→ **STATED GOAL**
Write the lines out exactly as they stand, from the one containing "Write a LaTeX" through the one containing "(N4) at (500,574);", and only those. Omit pictures.

────

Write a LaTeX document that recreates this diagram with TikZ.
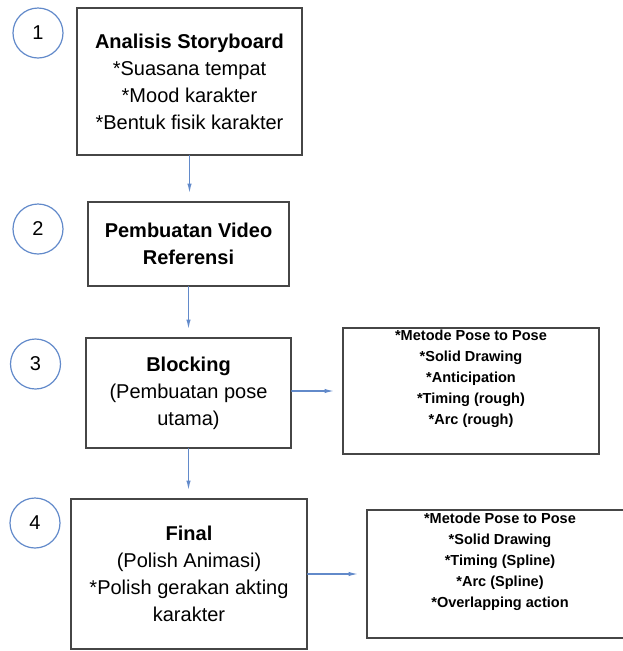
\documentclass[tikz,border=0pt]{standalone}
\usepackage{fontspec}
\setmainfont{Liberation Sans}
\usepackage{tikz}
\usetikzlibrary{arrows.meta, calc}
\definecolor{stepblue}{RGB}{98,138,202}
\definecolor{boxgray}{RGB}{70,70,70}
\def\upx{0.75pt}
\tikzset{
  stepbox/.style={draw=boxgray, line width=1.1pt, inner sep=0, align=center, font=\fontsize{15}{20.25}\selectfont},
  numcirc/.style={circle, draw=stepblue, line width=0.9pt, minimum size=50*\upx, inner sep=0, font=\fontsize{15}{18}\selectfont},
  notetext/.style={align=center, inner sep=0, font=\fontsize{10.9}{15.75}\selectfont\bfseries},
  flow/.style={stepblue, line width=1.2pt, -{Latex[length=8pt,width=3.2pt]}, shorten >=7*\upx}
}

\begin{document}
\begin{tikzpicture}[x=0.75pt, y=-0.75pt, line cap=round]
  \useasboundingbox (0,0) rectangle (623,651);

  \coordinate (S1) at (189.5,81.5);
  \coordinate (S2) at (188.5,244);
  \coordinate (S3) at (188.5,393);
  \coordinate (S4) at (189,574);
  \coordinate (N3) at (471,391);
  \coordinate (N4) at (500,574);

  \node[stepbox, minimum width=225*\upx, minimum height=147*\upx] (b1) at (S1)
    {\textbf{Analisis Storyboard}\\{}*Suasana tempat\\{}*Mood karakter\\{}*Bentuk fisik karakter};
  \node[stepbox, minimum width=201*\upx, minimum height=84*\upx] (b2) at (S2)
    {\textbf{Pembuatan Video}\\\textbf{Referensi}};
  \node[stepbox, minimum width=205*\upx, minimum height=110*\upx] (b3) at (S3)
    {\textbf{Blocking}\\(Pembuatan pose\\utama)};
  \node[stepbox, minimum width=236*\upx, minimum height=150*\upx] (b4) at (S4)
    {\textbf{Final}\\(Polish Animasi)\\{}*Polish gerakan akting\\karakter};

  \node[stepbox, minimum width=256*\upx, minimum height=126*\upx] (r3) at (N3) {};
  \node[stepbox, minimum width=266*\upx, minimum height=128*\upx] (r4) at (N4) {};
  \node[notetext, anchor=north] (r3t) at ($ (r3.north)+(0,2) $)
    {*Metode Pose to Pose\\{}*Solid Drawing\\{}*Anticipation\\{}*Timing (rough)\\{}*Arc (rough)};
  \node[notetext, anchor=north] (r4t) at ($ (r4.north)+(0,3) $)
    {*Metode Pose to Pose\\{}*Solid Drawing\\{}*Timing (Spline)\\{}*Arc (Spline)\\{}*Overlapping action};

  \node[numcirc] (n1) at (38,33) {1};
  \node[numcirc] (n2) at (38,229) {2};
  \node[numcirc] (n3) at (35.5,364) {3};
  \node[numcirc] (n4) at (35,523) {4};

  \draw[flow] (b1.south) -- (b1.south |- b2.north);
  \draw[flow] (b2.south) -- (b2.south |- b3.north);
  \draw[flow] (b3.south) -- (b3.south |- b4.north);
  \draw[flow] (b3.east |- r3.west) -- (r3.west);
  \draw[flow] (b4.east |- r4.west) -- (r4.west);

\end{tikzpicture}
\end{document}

────

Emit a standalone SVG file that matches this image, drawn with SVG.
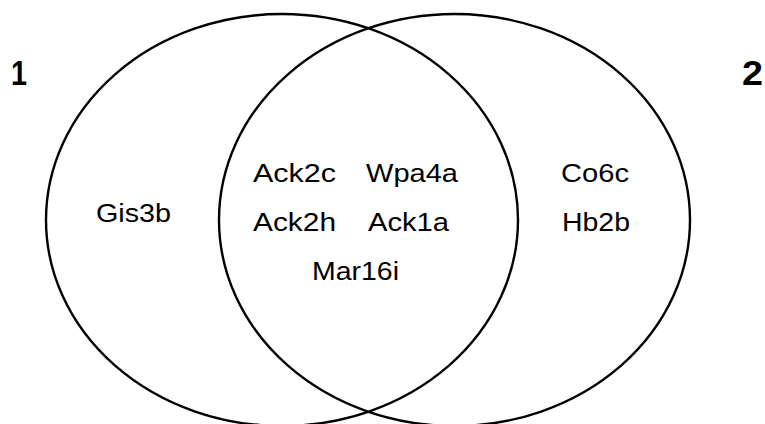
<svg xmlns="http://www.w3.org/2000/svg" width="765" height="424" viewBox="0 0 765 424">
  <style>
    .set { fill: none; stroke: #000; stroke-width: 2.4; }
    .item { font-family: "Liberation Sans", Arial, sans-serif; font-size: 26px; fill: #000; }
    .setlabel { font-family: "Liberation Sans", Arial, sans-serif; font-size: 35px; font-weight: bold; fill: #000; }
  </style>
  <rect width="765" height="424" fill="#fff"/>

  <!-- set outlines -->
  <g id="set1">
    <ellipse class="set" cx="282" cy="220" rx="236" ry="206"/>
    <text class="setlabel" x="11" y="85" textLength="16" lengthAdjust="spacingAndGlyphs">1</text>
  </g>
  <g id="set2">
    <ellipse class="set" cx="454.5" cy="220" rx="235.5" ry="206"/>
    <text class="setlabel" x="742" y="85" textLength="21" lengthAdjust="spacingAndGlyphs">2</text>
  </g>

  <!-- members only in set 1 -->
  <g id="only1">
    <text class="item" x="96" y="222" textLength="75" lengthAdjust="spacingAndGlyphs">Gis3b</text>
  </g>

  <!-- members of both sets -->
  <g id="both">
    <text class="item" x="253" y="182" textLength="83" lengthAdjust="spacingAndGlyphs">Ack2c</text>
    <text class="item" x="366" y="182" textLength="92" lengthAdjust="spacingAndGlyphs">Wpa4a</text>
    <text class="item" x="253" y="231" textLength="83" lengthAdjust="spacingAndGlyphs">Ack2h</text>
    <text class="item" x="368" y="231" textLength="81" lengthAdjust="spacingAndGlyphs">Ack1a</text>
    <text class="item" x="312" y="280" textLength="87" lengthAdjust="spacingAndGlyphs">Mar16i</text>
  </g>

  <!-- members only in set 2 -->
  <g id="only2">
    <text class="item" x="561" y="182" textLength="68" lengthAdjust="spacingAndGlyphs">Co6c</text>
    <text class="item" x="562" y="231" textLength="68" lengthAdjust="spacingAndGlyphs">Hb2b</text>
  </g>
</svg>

────

→ **RESULT OF THIS TASK**
Write a LaTeX document that recreates this diagram with TikZ.
\documentclass[tikz,border=0pt]{standalone}
\usepackage{fontspec}
\setmainfont{Liberation Sans}
\usepackage{tikz}
\usetikzlibrary{arrows.meta, calc}
\definecolor{stepblue}{RGB}{98,138,202}
\definecolor{boxgray}{RGB}{70,70,70}
\def\upx{0.75pt}
\tikzset{
  stepbox/.style={draw=boxgray, line width=1.1pt, inner sep=0, align=center, font=\fontsize{15}{20.25}\selectfont},
  numcirc/.style={circle, draw=stepblue, line width=0.9pt, minimum size=50*\upx, inner sep=0, font=\fontsize{15}{18}\selectfont},
  notetext/.style={align=center, inner sep=0, font=\fontsize{10.9}{15.75}\selectfont\bfseries},
  flow/.style={stepblue, line width=1.2pt, -{Latex[length=8pt,width=3.2pt]}, shorten >=7*\upx}
}

\begin{document}
\begin{tikzpicture}[x=0.75pt, y=-0.75pt, line cap=round]
  \useasboundingbox (0,0) rectangle (623,651);

  \coordinate (S1) at (189.5,81.5);
  \coordinate (S2) at (188.5,244);
  \coordinate (S3) at (188.5,393);
  \coordinate (S4) at (189,574);
  \coordinate (N3) at (471,391);
  \coordinate (N4) at (500,574);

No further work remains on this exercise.